To be done: An exact copy of all the data is required, with pictures left out.

Data excerpt:
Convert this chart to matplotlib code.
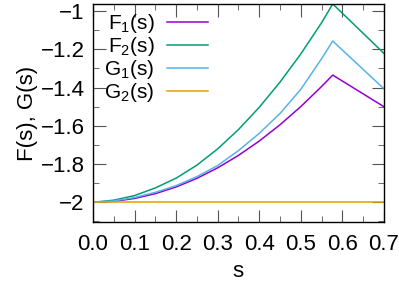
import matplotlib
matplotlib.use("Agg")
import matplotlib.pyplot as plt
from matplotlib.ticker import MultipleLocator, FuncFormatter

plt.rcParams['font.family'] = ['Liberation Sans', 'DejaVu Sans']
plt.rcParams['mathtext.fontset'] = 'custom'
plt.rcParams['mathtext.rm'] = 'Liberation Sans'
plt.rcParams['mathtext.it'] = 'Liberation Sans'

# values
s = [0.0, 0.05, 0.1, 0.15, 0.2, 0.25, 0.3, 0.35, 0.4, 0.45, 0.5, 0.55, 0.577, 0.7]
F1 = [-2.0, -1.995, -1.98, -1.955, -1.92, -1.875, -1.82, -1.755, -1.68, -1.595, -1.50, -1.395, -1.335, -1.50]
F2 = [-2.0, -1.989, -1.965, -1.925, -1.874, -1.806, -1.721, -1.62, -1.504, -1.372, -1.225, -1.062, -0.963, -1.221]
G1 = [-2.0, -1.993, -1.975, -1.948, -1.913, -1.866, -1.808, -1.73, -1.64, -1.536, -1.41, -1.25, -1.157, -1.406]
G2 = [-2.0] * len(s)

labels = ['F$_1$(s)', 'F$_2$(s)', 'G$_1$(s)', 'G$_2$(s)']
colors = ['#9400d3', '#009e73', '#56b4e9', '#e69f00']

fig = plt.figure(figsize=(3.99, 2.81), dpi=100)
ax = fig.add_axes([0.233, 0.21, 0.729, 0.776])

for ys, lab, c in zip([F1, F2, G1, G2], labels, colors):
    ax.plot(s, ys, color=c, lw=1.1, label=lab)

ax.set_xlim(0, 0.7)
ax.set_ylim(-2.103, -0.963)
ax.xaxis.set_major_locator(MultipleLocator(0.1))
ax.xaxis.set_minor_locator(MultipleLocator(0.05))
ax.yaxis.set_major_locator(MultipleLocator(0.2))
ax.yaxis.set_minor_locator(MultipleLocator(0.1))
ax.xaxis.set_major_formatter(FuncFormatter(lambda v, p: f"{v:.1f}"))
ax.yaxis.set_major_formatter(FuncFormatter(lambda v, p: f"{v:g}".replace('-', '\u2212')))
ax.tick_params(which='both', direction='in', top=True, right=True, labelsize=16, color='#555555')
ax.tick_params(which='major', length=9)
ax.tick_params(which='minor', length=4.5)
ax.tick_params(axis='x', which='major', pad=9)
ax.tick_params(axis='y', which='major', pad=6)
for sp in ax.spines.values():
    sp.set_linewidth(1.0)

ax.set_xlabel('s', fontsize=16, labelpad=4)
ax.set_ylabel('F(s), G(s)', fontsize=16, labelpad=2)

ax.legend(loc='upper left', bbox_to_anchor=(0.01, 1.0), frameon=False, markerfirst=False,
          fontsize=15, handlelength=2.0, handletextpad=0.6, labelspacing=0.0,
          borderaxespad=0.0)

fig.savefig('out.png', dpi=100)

Response:
Convert this chart to matplotlib code.
import matplotlib
matplotlib.use("Agg")
import matplotlib.pyplot as plt
from matplotlib.ticker import MultipleLocator, FuncFormatter

plt.rcParams['font.family'] = ['Liberation Sans', 'DejaVu Sans']
plt.rcParams['mathtext.fontset'] = 'custom'
plt.rcParams['mathtext.rm'] = 'Liberation Sans'
plt.rcParams['mathtext.it'] = 'Liberation Sans'

# values
s = [0.0, 0.05, 0.1, 0.15, 0.2, 0.25, 0.3, 0.35, 0.4, 0.45, 0.5, 0.55, 0.577, 0.7]
F1 = [-2.0, -1.995, -1.98, -1.955, -1.92, -1.875, -1.82, -1.755, -1.68, -1.595, -1.50, -1.395, -1.335, -1.50]
F2 = [-2.0, -1.989, -1.965, -1.925, -1.874, -1.806, -1.721, -1.62, -1.504, -1.372, -1.225, -1.062, -0.963, -1.221]
G1 = [-2.0, -1.993, -1.975, -1.948, -1.913, -1.866, -1.808, -1.73, -1.64, -1.536, -1.41, -1.25, -1.157, -1.406]
G2 = [-2.0] * len(s)

labels = ['F$_1$(s)', 'F$_2$(s)', 'G$_1$(s)', 'G$_2$(s)']
colors = ['#9400d3', '#009e73', '#56b4e9', '#e69f00']

fig = plt.figure(figsize=(3.99, 2.81), dpi=100)
ax = fig.add_axes([0.233, 0.21, 0.729, 0.776])

for ys, lab, c in zip([F1, F2, G1, G2], labels, colors):
    ax.plot(s, ys, color=c, lw=1.1, label=lab)

ax.set_xlim(0, 0.7)
ax.set_ylim(-2.103, -0.963)
ax.xaxis.set_major_locator(MultipleLocator(0.1))
ax.xaxis.set_minor_locator(MultipleLocator(0.05))
ax.yaxis.set_major_locator(MultipleLocator(0.2))
ax.yaxis.set_minor_locator(MultipleLocator(0.1))
ax.xaxis.set_major_formatter(FuncFormatter(lambda v, p: f"{v:.1f}"))
ax.yaxis.set_major_formatter(FuncFormatter(lambda v, p: f"{v:g}".replace('-', '\u2212')))
ax.tick_params(which='both', direction='in', top=True, right=True, labelsize=16, color='#555555')
ax.tick_params(which='major', length=9)
ax.tick_params(which='minor', length=4.5)
ax.tick_params(axis='x', which='major', pad=9)
ax.tick_params(axis='y', which='major', pad=6)
for sp in ax.spines.values():
    sp.set_linewidth(1.0)

ax.set_xlabel('s', fontsize=16, labelpad=4)
ax.set_ylabel('F(s), G(s)', fontsize=16, labelpad=2)

ax.legend(loc='upper left', bbox_to_anchor=(0.01, 1.0), frameon=False, markerfirst=False,
          fontsize=15, handlelength=2.0, handletextpad=0.6, labelspacing=0.0,
          borderaxespad=0.0)

fig.savefig('out.png', dpi=100)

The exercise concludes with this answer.